Die kulturelle Komponente
Ich bin – das wird jetzt wohl niemanden überraschen – eine „typische Deutsche“, die Tippfehler auch in E-Mails ausbessert. Diesen Ruf haben wir ja im Ausland – und natürlich wird der Fehlerfreiheit im Land der Dichter, Denker und Ingenieure ein großer Stellenwert beigemessen.

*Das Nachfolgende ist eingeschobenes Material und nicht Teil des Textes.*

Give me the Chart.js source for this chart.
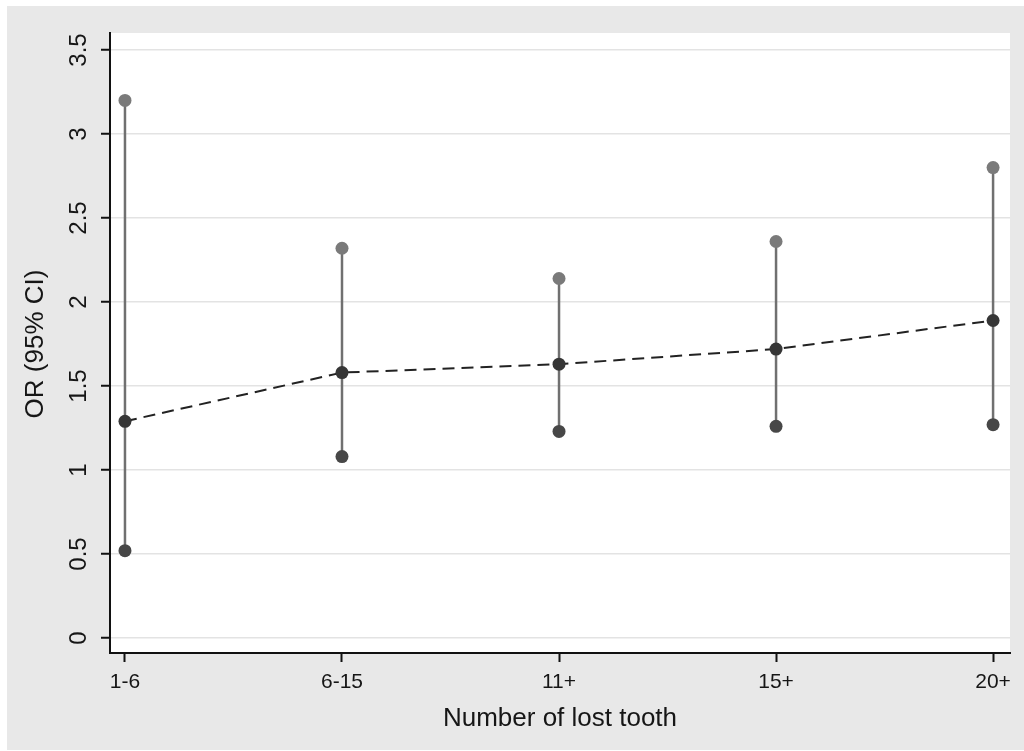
<!DOCTYPE html>
<html>
<head>
<meta charset="utf-8">
<script src="https://cdn.jsdelivr.net/npm/chart.js@4.4.1/dist/chart.umd.min.js"></script>
<style>
  html, body { margin: 0; padding: 0; background: #ffffff; }
  #wrap { width: 1024px; height: 751px; position: relative; }
</style>
</head>
<body>
<div id="wrap"><canvas id="orChart" width="1024" height="751"></canvas></div>
<script>
// --- data ---
const categories = ["1-6", "6-15", "11+", "15+", "20+"];
const oddsRatio = [1.29, 1.58, 1.63, 1.72, 1.89];
const ciLower = [0.52, 1.08, 1.23, 1.26, 1.27];
const ciUpper = [3.20, 2.32, 2.14, 2.36, 2.80];
const yTicks = [0, 0.5, 1, 1.5, 2, 2.5, 3, 3.5];

const FONT = "'Liberation Sans', Arial, sans-serif";

// gray page frame + white plot panel
const backdrop = {
    id: "backdrop",
    beforeDraw(chart) {
        const { ctx, chartArea } = chart;
        ctx.save();
        ctx.fillStyle = "#e8e8e8";
        ctx.fillRect(7, 6, chart.width - 7, chart.height - 7);
        ctx.fillStyle = "#ffffff";
        ctx.fillRect(chartArea.left, chartArea.top, chartArea.right - chartArea.left, chartArea.bottom - chartArea.top);
        ctx.restore();
    }
};

// rotated y tick labels and both axis titles
const axisText = {
    id: "axisText",
    afterDraw(chart) {
        const { ctx, chartArea } = chart;
        const y = chart.scales.y;
        ctx.save();
        ctx.fillStyle = "#161616";
        ctx.textAlign = "center";
        ctx.textBaseline = "middle";
        ctx.font = "24px " + FONT;
        yTicks.forEach(v => {
            const py = y.getPixelForValue(v);
            ctx.save();
            ctx.translate(79, py);
            ctx.rotate(-Math.PI / 2);
            ctx.fillText(String(v), 0, 0);
            ctx.restore();
        });
        ctx.font = "26px " + FONT;
        ctx.save();
        ctx.translate(36, (y.getPixelForValue(0) + y.getPixelForValue(3.5)) / 2);
        ctx.rotate(-Math.PI / 2);
        ctx.fillText("OR (95% CI)", 0, 0);
        ctx.restore();
        ctx.fillText("Number of lost tooth", (chartArea.left + chartArea.right) / 2, 719);
        ctx.restore();
    }
};

// one short line per category for the 95% CI
const ciSets = categories.map((c, i) => ({
    label: c + " CI",
    data: [{ x: i, y: ciLower[i] }, { x: i, y: ciUpper[i] }],
    borderColor: "#707070",
    borderWidth: 2.5,
    pointRadius: 6.5,
    pointBackgroundColor: ["#474747", "#7a7a7a"],
    pointBorderWidth: 0,
    order: 2
}));

new Chart(document.getElementById("orChart"), {
    type: "line",
    data: {
        datasets: [
            {
                label: "OR",
                data: oddsRatio.map((v, i) => ({ x: i, y: v })),
                borderColor: "#222222",
                borderWidth: 2,
                borderDash: [12, 7],
                pointRadius: 6.5,
                pointBackgroundColor: "#363636",
                pointBorderWidth: 0,
                tension: 0,
                order: 1
            },
            ...ciSets
        ]
    },
    options: {
        responsive: false,
        animation: false,
        devicePixelRatio: 1,
        layout: { padding: { left: 0, top: 33, right: 14, bottom: 0 } },
        plugins: {
            legend: { display: false },
            tooltip: { enabled: false }
        },
        scales: {
            x: {
                type: "linear",
                min: -0.069,
                max: 4.078,
                afterBuildTicks: s => { s.ticks = categories.map((c, i) => ({ value: i })); },
                afterFit: s => { s.height = 98; },
                grid: {
                    drawOnChartArea: false,
                    drawTicks: true,
                    tickLength: 9,
                    tickColor: "#111111",
                    tickWidth: 2
                },
                border: { display: true, color: "#111111", width: 2 },
                ticks: {
                    color: "#161616",
                    padding: 8,
                    maxRotation: 0,
                    font: { family: FONT, size: 21 },
                    callback: v => categories[v]
                }
            },
            y: {
                type: "linear",
                min: -0.089,
                max: 3.601,
                afterBuildTicks: s => { s.ticks = yTicks.map(v => ({ value: v })); },
                afterFit: s => { s.width = 110; },
                grid: {
                    color: "#e3e3e3",
                    lineWidth: 1.5,
                    drawTicks: true,
                    tickLength: 9,
                    tickColor: "#111111",
                    tickWidth: 2
                },
                border: { display: true, color: "#111111", width: 2 },
                ticks: { display: false }
            }
        }
    },
    plugins: [backdrop, axisText]
});
</script>
</body>
</html>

Als ich noch in der Handelsförderung arbeitete, habe ich von meinen kanadischen Kund*innen manchmal Unterlagen auf den Tisch bekommen, die haarsträubend waren. Die Rechtschreibung war zwar meist ganz ok, aber der Satzbau war unterirdisch und eine logische Anordnung der Inhalte nicht zu erkennen. Ich habe versucht zu erklären, dass Nonchalance und Chaos im Text von Deutschen leicht als Hinweis auf Nonchalance und Chaos beim Produkt gelesen wird. Und dass die Deutschen Nonchalance und Chaos in ihren Geschäftsbeziehungen wenig schätzen. Ich stieß nicht immer auf Verständnis.
Die Rechtschreibreformen
Wahrscheinlich war meine eigene Leichtigkeit in Sachen Rechtschreibung auch der Grund, warum ich den Sinn vieler Rechtschreibreformen nicht nachvollziehen konnte. Ist „Känguru“ wirklich so viel leichter zu lernen als „Känguruh“? „Guttun“ sieht doch einfach falsch aus. Und dass „ß“ zum Teil, aber nicht immer durch „ss“ ersetzt wurde, hat zumindest für mich die Verwirrung nur erhöht. Heute tippe ich „dass“, schreibe von Hand aber „daß“. Das doppelte s von Hand zu schreiben, fühlt sich falsch an. Da sitzt mir wohl noch meine Grundschullehrerin in den Knochen.